The precious metal was the obvious winner yesterday, surging as much as 4.8 per cent to US$1,337 an ounce before sliding back to below US$1,300 by the evening.
Some analysts tip gold hitting US$1,500 an ounce, as investors take cover while awaiting clearer direction from the new United States government.
Mr James Cheo, investment strategist from the Bank of Singapore, warned that a Trump presidency means more uncertainty given his unpredictable policies.
That uncertainty helped boost another Asian safe haven - the Japanese yen, which shot up 1.5 per cent against the Singdollar yesterday.
There were losers as well, understandable given Mr Trump's strident anti-trade messages throughout the campaign.
Just as sterling bore the brunt of the Brexit sell-off, the Mexican peso was the worst performer among currencies worldwide yesterday.
The currency suffered the biggest one-day decline against the greenback since 2008, on fears that American trade policies will become more protectionist.
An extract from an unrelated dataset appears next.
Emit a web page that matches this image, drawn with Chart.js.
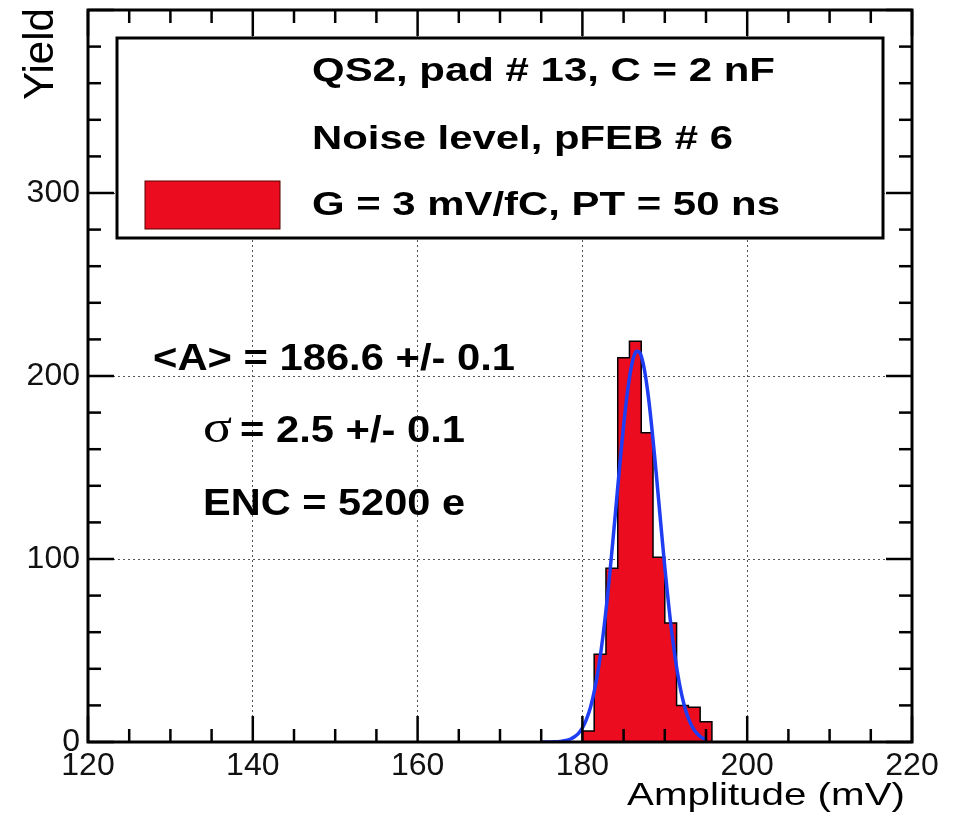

The peso was down more than 12 per cent against the US dollar at one point before regaining some ground.
The Singdollar weakened slightly to S$1.3946 against the greenback, from S$1.3901 on Tuesday.
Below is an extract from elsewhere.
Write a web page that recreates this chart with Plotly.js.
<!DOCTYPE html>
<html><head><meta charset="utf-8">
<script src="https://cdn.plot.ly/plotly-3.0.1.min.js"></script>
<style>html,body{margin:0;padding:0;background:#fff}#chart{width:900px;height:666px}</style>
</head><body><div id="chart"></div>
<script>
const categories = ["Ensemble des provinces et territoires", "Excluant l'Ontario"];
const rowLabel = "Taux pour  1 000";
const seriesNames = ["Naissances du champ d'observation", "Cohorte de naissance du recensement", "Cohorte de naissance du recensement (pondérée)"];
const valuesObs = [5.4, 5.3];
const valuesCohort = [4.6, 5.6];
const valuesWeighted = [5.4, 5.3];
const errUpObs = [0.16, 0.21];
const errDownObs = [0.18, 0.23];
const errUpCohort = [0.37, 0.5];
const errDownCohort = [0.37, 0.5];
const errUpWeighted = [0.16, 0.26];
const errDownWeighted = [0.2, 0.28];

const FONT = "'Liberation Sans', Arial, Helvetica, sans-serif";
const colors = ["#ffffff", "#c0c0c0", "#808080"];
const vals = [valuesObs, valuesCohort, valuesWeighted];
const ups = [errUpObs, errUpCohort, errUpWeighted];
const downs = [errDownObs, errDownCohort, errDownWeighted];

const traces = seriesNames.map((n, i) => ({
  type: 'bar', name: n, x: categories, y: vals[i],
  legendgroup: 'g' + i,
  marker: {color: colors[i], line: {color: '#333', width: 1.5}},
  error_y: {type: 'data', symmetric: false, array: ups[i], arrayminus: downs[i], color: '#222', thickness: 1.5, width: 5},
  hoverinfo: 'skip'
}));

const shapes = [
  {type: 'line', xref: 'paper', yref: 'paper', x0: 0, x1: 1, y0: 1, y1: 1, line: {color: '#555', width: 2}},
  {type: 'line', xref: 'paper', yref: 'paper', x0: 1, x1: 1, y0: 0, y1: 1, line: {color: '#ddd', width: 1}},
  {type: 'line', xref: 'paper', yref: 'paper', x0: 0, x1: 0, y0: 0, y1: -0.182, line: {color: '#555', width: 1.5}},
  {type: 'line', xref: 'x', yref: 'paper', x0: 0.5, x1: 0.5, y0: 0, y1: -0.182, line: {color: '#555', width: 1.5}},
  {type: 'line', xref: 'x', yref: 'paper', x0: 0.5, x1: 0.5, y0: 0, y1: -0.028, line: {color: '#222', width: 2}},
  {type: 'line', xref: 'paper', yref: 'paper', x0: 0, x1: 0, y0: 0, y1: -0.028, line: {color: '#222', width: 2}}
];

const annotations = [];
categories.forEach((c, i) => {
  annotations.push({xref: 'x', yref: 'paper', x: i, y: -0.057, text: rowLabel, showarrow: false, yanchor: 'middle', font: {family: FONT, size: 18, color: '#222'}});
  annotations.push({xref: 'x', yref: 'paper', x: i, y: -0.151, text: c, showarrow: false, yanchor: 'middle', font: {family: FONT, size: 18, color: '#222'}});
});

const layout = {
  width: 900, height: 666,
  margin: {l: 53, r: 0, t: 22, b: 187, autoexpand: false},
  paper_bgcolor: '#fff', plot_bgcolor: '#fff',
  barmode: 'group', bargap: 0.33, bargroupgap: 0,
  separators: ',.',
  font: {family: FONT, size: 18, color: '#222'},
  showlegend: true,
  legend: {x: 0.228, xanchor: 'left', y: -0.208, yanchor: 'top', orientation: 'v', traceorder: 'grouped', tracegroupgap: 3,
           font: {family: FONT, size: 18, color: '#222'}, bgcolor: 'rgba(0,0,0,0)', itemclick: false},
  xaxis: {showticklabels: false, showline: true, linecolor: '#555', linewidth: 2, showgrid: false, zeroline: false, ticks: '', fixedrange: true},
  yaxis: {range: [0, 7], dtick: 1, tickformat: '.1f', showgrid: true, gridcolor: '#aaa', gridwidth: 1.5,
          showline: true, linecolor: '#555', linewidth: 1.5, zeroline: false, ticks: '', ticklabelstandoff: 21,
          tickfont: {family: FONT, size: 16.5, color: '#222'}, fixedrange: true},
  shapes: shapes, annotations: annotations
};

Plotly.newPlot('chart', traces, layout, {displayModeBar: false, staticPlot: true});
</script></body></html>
Oil was hit as well, with crude down as much as 4.3 per cent to US$43.07 a barrel in New York as investors shunned riskier assets.
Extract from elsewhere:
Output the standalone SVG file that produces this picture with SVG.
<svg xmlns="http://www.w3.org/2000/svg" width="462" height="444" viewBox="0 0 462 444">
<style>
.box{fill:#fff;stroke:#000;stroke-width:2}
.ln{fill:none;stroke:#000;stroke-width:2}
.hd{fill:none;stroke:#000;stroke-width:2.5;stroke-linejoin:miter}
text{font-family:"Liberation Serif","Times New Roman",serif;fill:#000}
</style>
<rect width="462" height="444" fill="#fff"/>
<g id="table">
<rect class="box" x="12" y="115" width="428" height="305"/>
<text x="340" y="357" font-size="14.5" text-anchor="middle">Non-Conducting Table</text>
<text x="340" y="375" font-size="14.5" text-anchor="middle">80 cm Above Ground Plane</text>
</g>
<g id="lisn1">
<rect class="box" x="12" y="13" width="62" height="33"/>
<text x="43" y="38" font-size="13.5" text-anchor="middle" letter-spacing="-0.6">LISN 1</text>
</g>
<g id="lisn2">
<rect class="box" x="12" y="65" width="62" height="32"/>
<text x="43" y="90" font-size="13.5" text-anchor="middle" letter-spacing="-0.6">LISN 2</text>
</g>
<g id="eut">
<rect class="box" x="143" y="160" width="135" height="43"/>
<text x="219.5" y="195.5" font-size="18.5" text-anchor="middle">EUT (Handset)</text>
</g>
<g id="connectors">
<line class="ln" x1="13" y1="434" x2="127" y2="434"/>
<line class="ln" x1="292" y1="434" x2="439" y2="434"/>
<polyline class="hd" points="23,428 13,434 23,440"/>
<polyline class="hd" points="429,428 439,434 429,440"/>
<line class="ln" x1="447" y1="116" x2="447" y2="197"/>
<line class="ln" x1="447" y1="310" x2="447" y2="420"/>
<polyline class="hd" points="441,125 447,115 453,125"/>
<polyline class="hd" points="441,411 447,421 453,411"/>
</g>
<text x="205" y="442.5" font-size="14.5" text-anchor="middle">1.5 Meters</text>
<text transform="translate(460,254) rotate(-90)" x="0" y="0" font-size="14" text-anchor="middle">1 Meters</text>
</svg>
Foreign exchange markets look to be the most vulnerable to volatility in the months ahead.
Analysts said that if Mr Trump pursues his anti-trade policies, US trade-dependent currencies such as the Asian ones and the Mexican peso will likely fall against the greenback.
But others see the US dollar weakening amid Mr Trump's plans for what Mr Richard Buxton, head of UK equities at Old Mutual Global Investors, described as "increased infrastructure spending, with little regard to the effect on the already burgeoning US deficit".
HSBC global research economist Kevin Logan agreed: "Fiscal expansion and new legislation to encourage (or force) repatriation of overseas profits would likely be positive for the US dollar.
"However, a weaker US dollar may be part of Trump's efforts to spur manufacturing. A tougher immigration policy could curtail potential growth, while a squeeze on real incomes from higher tariffs could tip the economy towards recession.
"This, combined with a US isolationist stance, would likely encourage foreigners to sell US assets."
Such uncertainty could make the Singdollar a safe haven asset, like the yen and the Swiss franc, he said.
But World First chief economist Jeremy Cook warned: "There is no point in gambling on currency in this environment as the multitude of variables makes it little more than guesswork."